Mes chants ont la friabilité des os sous la terre. J’ai célébré autrefois la sève et le fruit. J’accordais peu d’importance au vent.

Le ciel ferré de l’automne est notre lourd firmament.[9]

Cette réponse prend la forme d’une brève poétique qui vient confirmer le mot de Paul Celan : « Il y a encore des chants à chanter au-delà des hommes[10]. » Ces chants ne sont plus de célébration, ni d’élévation, puisque le ciel est « ferré » comme les lourdes bottes des militaires. Il ne s’agit plus de chanter la croissance et la fructification, mais de considérer l’invisible, qu’il soit celui d’un souffle ou d’une mémoire enfouie. Marquer sa fidélité, en une parole discontinue et fragmentaire, à ce qui a été et qui a disparu.
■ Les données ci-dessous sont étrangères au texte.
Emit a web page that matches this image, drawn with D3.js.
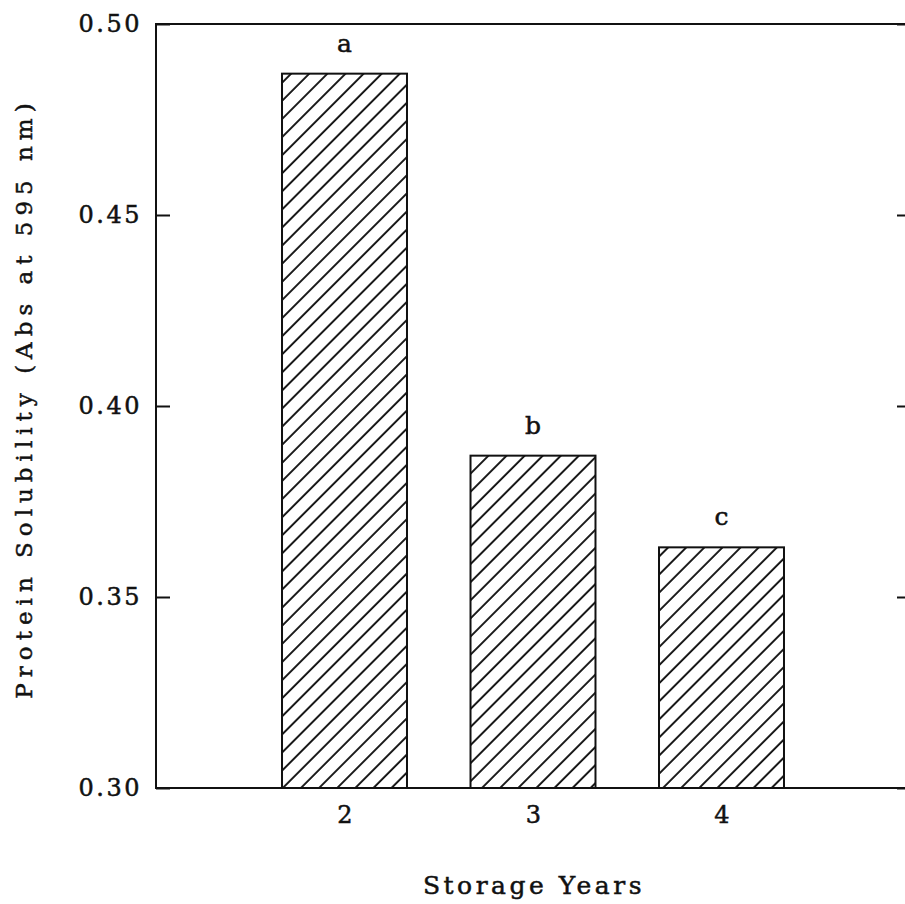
<!DOCTYPE html>
<html>
<head>
<meta charset="utf-8">
<script src="https://cdn.jsdelivr.net/npm/d3@7"></script>
<style>
  body { margin: 0; background: #fff; }
  text { font-family: "DejaVu Serif", serif; fill: #111; stroke: #111; stroke-width: 0.5px; }
</style>
</head>
<body>
<div id="chart"></div>
<script>
// data
var years = [2, 3, 4];
var solubility = [0.487, 0.387, 0.363];
var letters = ["a", "b", "c"];
var yTicks = [0.30, 0.35, 0.40, 0.45, 0.50];

function init() {
    var w = 905, h = 904;
    var left = 156, right = 910, top = 24, bottom = 788;

    var svg = d3.select("#chart").append("svg")
        .attr("width", w)
        .attr("height", h);

    // diagonal hatch "/"
    var defs = svg.append("defs");
    defs.append("pattern")
        .attr("id", "hatch")
        .attr("patternUnits", "userSpaceOnUse")
        .attr("width", 12.8)
        .attr("height", 12.8)
        .attr("patternTransform", "rotate(45)")
      .append("line")
        .attr("x1", 2).attr("y1", 0)
        .attr("x2", 2).attr("y2", 12.8)
        .attr("stroke", "#111")
        .attr("stroke-width", 1.9);

    var x = d3.scaleLinear().domain([1, 5]).range([left, right]);
    var y = d3.scaleLinear().domain([0.30, 0.50]).range([bottom, top]);
    var barW = x(1.663) - x(1);

    // frame
    svg.append("rect")
        .attr("x", left).attr("y", top)
        .attr("width", right - left).attr("height", bottom - top)
        .attr("fill", "none")
        .attr("stroke", "#111")
        .attr("stroke-width", 2);

    // left axis, ticks inward
    var yAxis = d3.axisLeft(y)
        .tickValues(yTicks)
        .tickFormat(d3.format(".2f"))
        .tickSize(-14)
        .tickPadding(14);
    var gy = svg.append("g").attr("transform", "translate(" + left + ",0)").call(yAxis);
    gy.select(".domain").remove();
    gy.selectAll(".tick line").attr("stroke", "#111").attr("stroke-width", 2);
    gy.selectAll(".tick text")
        .attr("font-size", 24)
        .attr("font-family", "DejaVu Serif")
        .attr("letter-spacing", 2.5)
        .attr("fill", "#111");

    // right axis ticks (inward, no labels)
    var yAxisR = d3.axisRight(y)
        .tickValues(yTicks)
        .tickFormat("")
        .tickSize(-13);
    var gr = svg.append("g").attr("transform", "translate(" + right + ",0)").call(yAxisR);
    gr.select(".domain").remove();
    gr.selectAll(".tick line").attr("stroke", "#111").attr("stroke-width", 2);

    // x labels, no ticks
    var xAxis = d3.axisBottom(x)
        .tickValues(years)
        .tickFormat(d3.format("d"))
        .tickSize(0)
        .tickPadding(18);
    var gx = svg.append("g").attr("transform", "translate(0," + bottom + ")").call(xAxis);
    gx.select(".domain").remove();
    gx.selectAll(".tick text")
        .attr("font-size", 24)
        .attr("font-family", "DejaVu Serif")
        .attr("fill", "#111");

    // bars
    svg.selectAll("rect.bar")
        .data(years)
        .enter()
        .append("rect")
        .attr("class", "bar")
        .attr("x", function(d) { return x(d) - barW / 2; })
        .attr("y", function(d, i) { return y(solubility[i]); })
        .attr("width", barW)
        .attr("height", function(d, i) { return y(0.30) - y(solubility[i]); })
        .attr("fill", "url(#hatch)")
        .attr("stroke", "#111")
        .attr("stroke-width", 2);

    // significance letters
    svg.selectAll("text.sig")
        .data(years)
        .enter()
        .append("text")
        .attr("class", "sig")
        .attr("x", function(d) { return x(d); })
        .attr("y", function(d, i) { return y(solubility[i]) - 22; })
        .attr("text-anchor", "middle")
        .attr("font-size", 25)
        .text(function(d, i) { return letters[i]; });

    // axis titles
    svg.append("text")
        .attr("x", 534)
        .attr("y", 894)
        .attr("text-anchor", "middle")
        .attr("font-size", 25)
        .attr("letter-spacing", 3.5)
        .text("Storage Years");

    svg.append("text")
        .attr("transform", "translate(32," + 398 + ") rotate(-90)")
        .attr("text-anchor", "middle")
        .attr("font-size", 23)
        .attr("letter-spacing", 6)
        .text("Protein Solubility (Abs at 595 nm)");
}

window.onload = init;
</script>
</body>
</html>
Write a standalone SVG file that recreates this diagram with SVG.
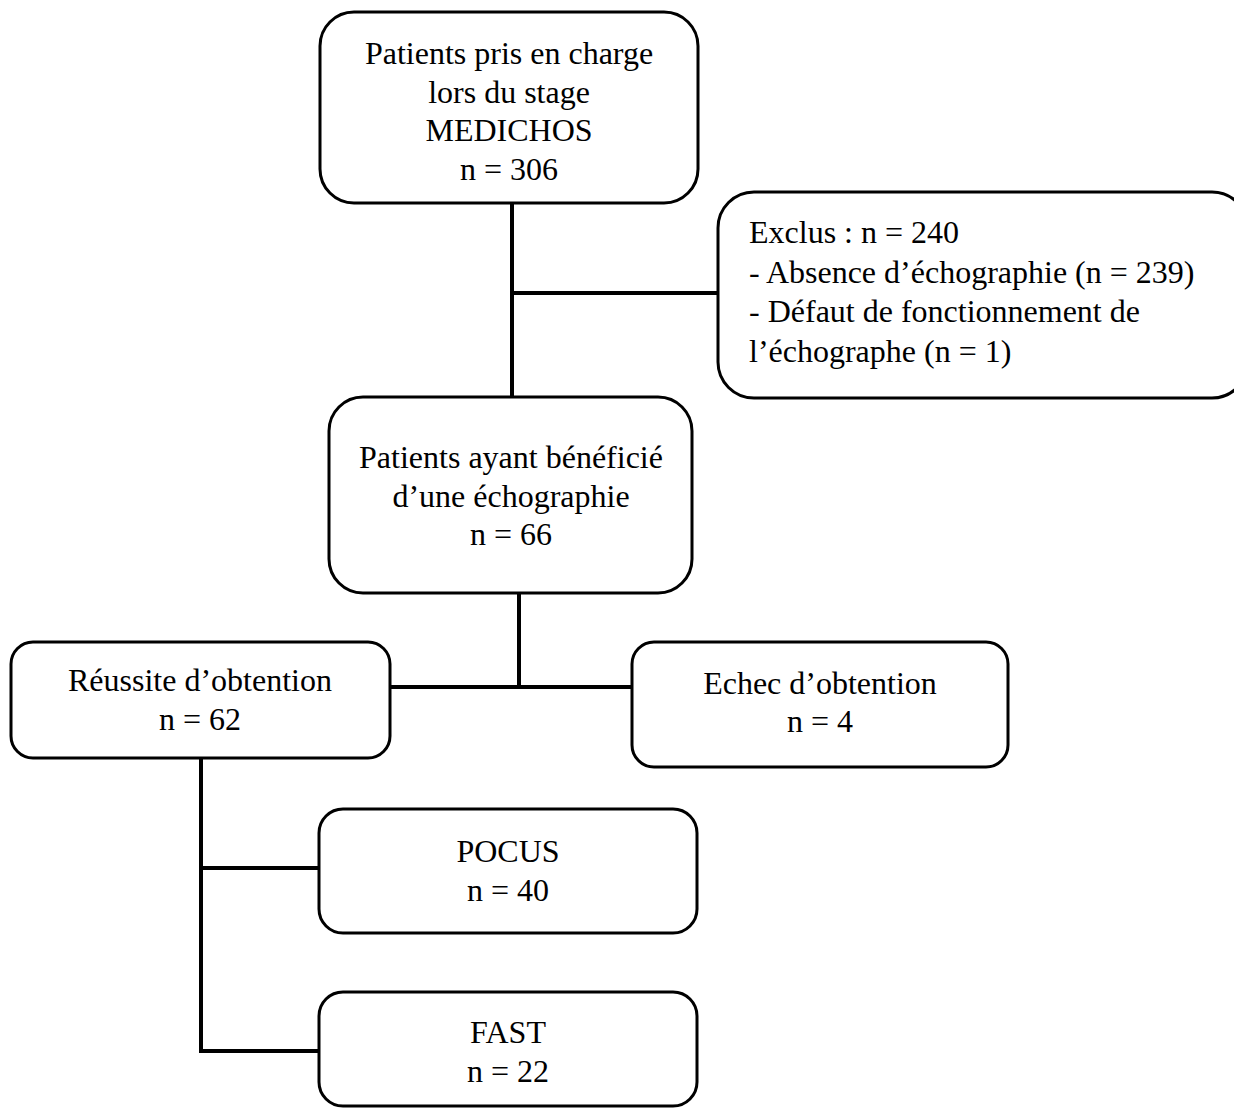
<svg xmlns="http://www.w3.org/2000/svg" width="1234" height="1108" viewBox="0 0 1234 1108">
<style>
.box{fill:#fff;stroke:#000;stroke-width:3}
.t{font-family:"Liberation Serif","Times New Roman",serif;font-size:32px;fill:#000}
.c{text-anchor:middle}
.ln{stroke:#000;stroke-width:4;fill:none}
</style>
<rect x="0" y="0" width="1234" height="1108" fill="#fff"/>
<g id="connectors">
<line class="ln" x1="512" y1="203" x2="512" y2="398"/>
<line class="ln" x1="510" y1="293" x2="719" y2="293"/>
<line class="ln" x1="519" y1="593" x2="519" y2="688"/>
<line class="ln" x1="390" y1="687" x2="632" y2="687"/>
<line class="ln" x1="201" y1="758" x2="201" y2="1053"/>
<line class="ln" x1="199" y1="868" x2="320" y2="868"/>
<line class="ln" x1="199" y1="1051" x2="320" y2="1051"/>
</g>
<g id="n1">
<rect class="box" x="320" y="12" width="378" height="191" rx="34"/>
<text class="t c" x="509" y="64">Patients pris en charge</text>
<text class="t c" x="509" y="103">lors du stage</text>
<text class="t c" x="509" y="141">MEDICHOS</text>
<text class="t c" x="509" y="180">n = 306</text>
</g>
<g id="n2">
<rect class="box" x="718" y="192" width="530" height="206" rx="36"/>
<text class="t" x="749" y="243">Exclus : n = 240</text>
<text class="t" x="749" y="283">- Absence d’échographie (n = 239)</text>
<text class="t" x="749" y="322">- Défaut de fonctionnement de</text>
<text class="t" x="749" y="362">l’échographe (n = 1)</text>
</g>
<g id="n3">
<rect class="box" x="329" y="397" width="363" height="196" rx="34"/>
<text class="t c" x="511" y="468">Patients ayant bénéficié</text>
<text class="t c" x="511" y="507">d’une échographie</text>
<text class="t c" x="511" y="545">n = 66</text>
</g>
<g id="n4">
<rect class="box" x="11" y="642" width="379" height="116" rx="22"/>
<text class="t c" x="200" y="691">Réussite d’obtention</text>
<text class="t c" x="200" y="730">n = 62</text>
</g>
<g id="n5">
<rect class="box" x="632" y="642" width="376" height="125" rx="22"/>
<text class="t c" x="820" y="694">Echec d’obtention</text>
<text class="t c" x="820" y="732">n = 4</text>
</g>
<g id="n6">
<rect class="box" x="319" y="809" width="378" height="124" rx="24"/>
<text class="t c" x="508" y="862">POCUS</text>
<text class="t c" x="508" y="901">n = 40</text>
</g>
<g id="n7">
<rect class="box" x="319" y="992" width="378" height="114" rx="24"/>
<text class="t c" x="508" y="1043">FAST</text>
<text class="t c" x="508" y="1082">n = 22</text>
</g>
</svg>
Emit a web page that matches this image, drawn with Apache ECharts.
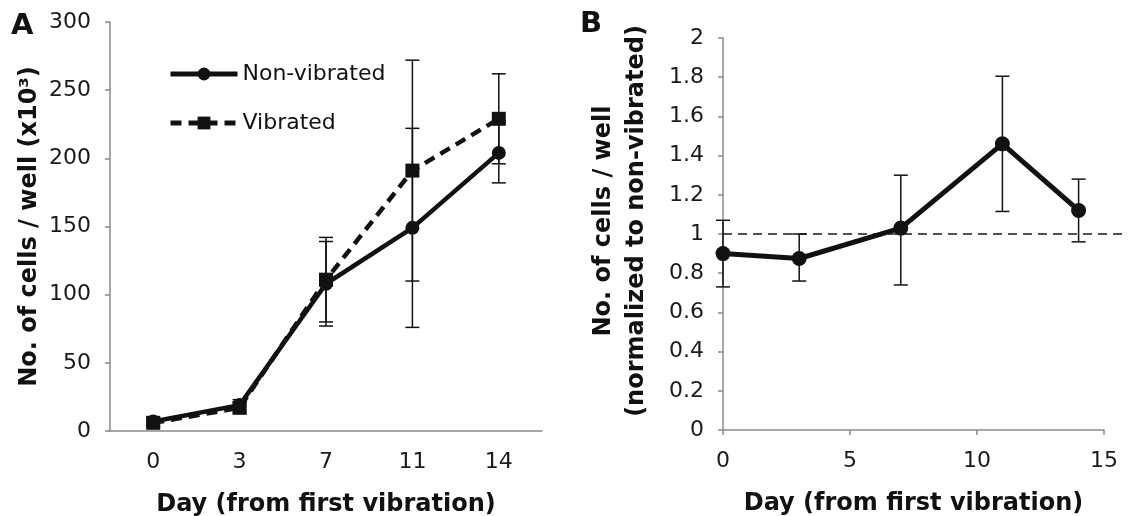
<!DOCTYPE html>
<html>
<head>
<meta charset="utf-8">
<script src="https://cdn.jsdelivr.net/npm/echarts@6.0.0/dist/echarts.min.js"></script>
<style>
	html, body { margin: 0; padding: 0; background: #fff; }
	#chart { width: 1128px; height: 516px; }
</style>
</head>
<body>
<div id="chart"></div>
<script>
// panel A: cells per well (x10^3)
const daysA = ["0", "3", "7", "11", "14"];
const nonVibrated = [7, 19, 108, 149, 204];
const nonVibratedErr = [3, 4, 31, 73, 22];
const vibrated = [6, 17, 111, 191, 229];
const vibratedErr = [3, 4, 31, 81, 33];

// panel B: normalized to non-vibrated
const daysB = [0, 3, 7, 11, 14];
const ratio = [0.9, 0.875, 1.03, 1.46, 1.12];
const ratioLow = [0.73, 0.76, 0.74, 1.115, 0.96];
const ratioHigh = [1.07, 1.0, 1.3, 1.805, 1.28];
// reference level runs past the last tick, to the edge of the figure
const baseline = [[0, 1], [16, 1]];

const FONT = "DejaVu Sans";
const INK = "#111";
const AXIS = "#8a8a8a";

function errorBar(params, api) {
	let x = api.value(0);
	let top = api.coord([x, api.value(2)]);
	let bot = api.coord([x, api.value(1)]);
	let w = 7;
	let style = { stroke: INK, lineWidth: 1.5 };
	return {
		type: "group",
		children: [
			{ type: "line", shape: { x1: top[0], y1: top[1], x2: bot[0], y2: bot[1] }, style: style },
			{ type: "line", shape: { x1: top[0] - w, y1: top[1], x2: top[0] + w, y2: top[1] }, style: style },
			{ type: "line", shape: { x1: bot[0] - w, y1: bot[1], x2: bot[0] + w, y2: bot[1] }, style: style }
		]
	};
}

let axisLine = { lineStyle: { color: AXIS, width: 1.5 } };
let axisTick = { length: 5, lineStyle: { color: AXIS, width: 1.5 } };
let tickLabel = { color: "#1a1a1a", fontSize: 22, fontFamily: FONT };
let titleStyle = { color: INK, fontSize: 24, fontWeight: "bold", fontFamily: FONT };

let chart = echarts.init(document.getElementById("chart"));
chart.setOption({
	animation: false,
	textStyle: { fontFamily: FONT },
	graphic: [
		{ type: "text", left: 11, top: 12, style: { text: "A", fontSize: 29, fontWeight: "bold", fontFamily: FONT, fill: INK } },
		{ type: "text", left: 580, top: 10, style: { text: "B", fontSize: 29, fontWeight: "bold", fontFamily: FONT, fill: INK } }
	],
	legend: {
		orient: "vertical",
		left: 168,
		top: 63,
		padding: 0,
		itemWidth: 67,
		itemHeight: 16,
		itemGap: 27,
		lineStyle: { width: 5 },
		textStyle: { color: "#111", fontSize: 22, fontFamily: FONT },
		data: ["Non-vibrated", "Vibrated"]
	},
	grid: [
		{ left: 110, top: 22, width: 432, height: 409, outerBoundsMode: "none", containLabel: false },
		{ left: 723, top: 38, width: 381, height: 392, outerBoundsMode: "none", containLabel: false },
		// same scale as panel B, but wide enough to hold the baseline
		{ left: 723, top: 38, width: 406.4, height: 392, outerBoundsMode: "none", containLabel: false }
	],
	xAxis: [
		{
			gridIndex: 0,
			type: "category",
			data: daysA,
			boundaryGap: true,
			axisLine: axisLine,
			axisTick: axisTick,
			axisLabel: Object.assign({ margin: 20 }, tickLabel),
			name: "Day (from first vibration)",
			nameLocation: "middle",
			nameGap: 62,
			nameTextStyle: titleStyle
		},
		{
			gridIndex: 1,
			type: "value",
			min: 0,
			max: 15,
			interval: 5,
			splitLine: { show: false },
			axisLine: axisLine,
			axisTick: axisTick,
			axisLabel: Object.assign({ margin: 20 }, tickLabel),
			name: "Day (from first vibration)",
			nameLocation: "middle",
			nameGap: 62,
			nameTextStyle: titleStyle
		},
		{ gridIndex: 2, type: "value", min: 0, max: 16, show: false }
	],
	yAxis: [
		{
			gridIndex: 0,
			type: "value",
			min: 0,
			max: 300,
			interval: 50,
			splitLine: { show: false },
			axisLine: Object.assign({ show: true }, axisLine),
			axisTick: Object.assign({ show: true }, axisTick),
			axisLabel: Object.assign({ margin: 19 }, tickLabel),
			name: "No. of cells / well (x10³)",
			nameLocation: "middle",
			nameGap: 68,
			nameTextStyle: titleStyle
		},
		{
			gridIndex: 1,
			type: "value",
			min: 0,
			max: 2,
			interval: 0.2,
			splitLine: { show: false },
			axisLine: Object.assign({ show: true }, axisLine),
			axisTick: Object.assign({ show: true }, axisTick),
			axisLabel: Object.assign({ margin: 19 }, tickLabel),
			name: "No. of cells / well\n(normalized to non-vibrated)",
			nameLocation: "middle",
			nameGap: 70,
			nameTextStyle: Object.assign({ lineHeight: 33, padding: [0, 0, 0, 26] }, titleStyle)
		},
		{ gridIndex: 2, type: "value", min: 0, max: 2, show: false }
	],
	series: [
		{
			type: "custom",
			xAxisIndex: 0,
			yAxisIndex: 0,
			renderItem: errorBar,
			encode: { x: 0, y: [1, 2] },
			z: 1,
			data: daysA.map((d, i) => [i, nonVibrated[i] - nonVibratedErr[i], nonVibrated[i] + nonVibratedErr[i]])
		},
		{
			type: "custom",
			xAxisIndex: 0,
			yAxisIndex: 0,
			renderItem: errorBar,
			encode: { x: 0, y: [1, 2] },
			z: 1,
			data: daysA.map((d, i) => [i, vibrated[i] - vibratedErr[i], vibrated[i] + vibratedErr[i]])
		},
		{
			name: "Vibrated",
			type: "line",
			xAxisIndex: 0,
			yAxisIndex: 0,
			data: vibrated,
			symbol: "rect",
			symbolSize: 14,
			z: 3,
			itemStyle: { color: INK },
			lineStyle: { color: INK, width: 4.5, type: [11, 7] }
		},
		{
			name: "Non-vibrated",
			type: "line",
			xAxisIndex: 0,
			yAxisIndex: 0,
			data: nonVibrated,
			symbol: "circle",
			symbolSize: 14,
			z: 4,
			itemStyle: { color: INK },
			lineStyle: { color: INK, width: 4.5 }
		},
		{
			type: "line",
			xAxisIndex: 2,
			yAxisIndex: 2,
			data: baseline,
			symbol: "none",
			z: 1,
			lineStyle: { color: "#1a1a1a", width: 1.5, type: [9, 6] }
		},
		{
			type: "custom",
			xAxisIndex: 1,
			yAxisIndex: 1,
			renderItem: errorBar,
			encode: { x: 0, y: [1, 2] },
			z: 2,
			data: daysB.map((d, i) => [d, ratioLow[i], ratioHigh[i]])
		},
		{
			type: "line",
			xAxisIndex: 1,
			yAxisIndex: 1,
			data: daysB.map((d, i) => [d, ratio[i]]),
			symbol: "circle",
			symbolSize: 15,
			z: 4,
			itemStyle: { color: INK },
			lineStyle: { color: INK, width: 5 }
		}
	]
});
</script>
</body>
</html>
Prendre soin de la finitude comme on prend soin des morts. En veiller la trace, en entretenir la mémoire. Demeurer le présent souci d’une souffrance passée. « Il faut écrire à partir d’Auschwitz, de cette blessure sans cesse ravivée[11]. »

[9] Edmond Jabès, Livre de Yukel, éd. Gallimard, p. 206.

[10] Paul Celan , Strette, éd. du Mercure de France.

[11] Edmond Jabès, Du désert au livre, éd. Gallimard, p. 104.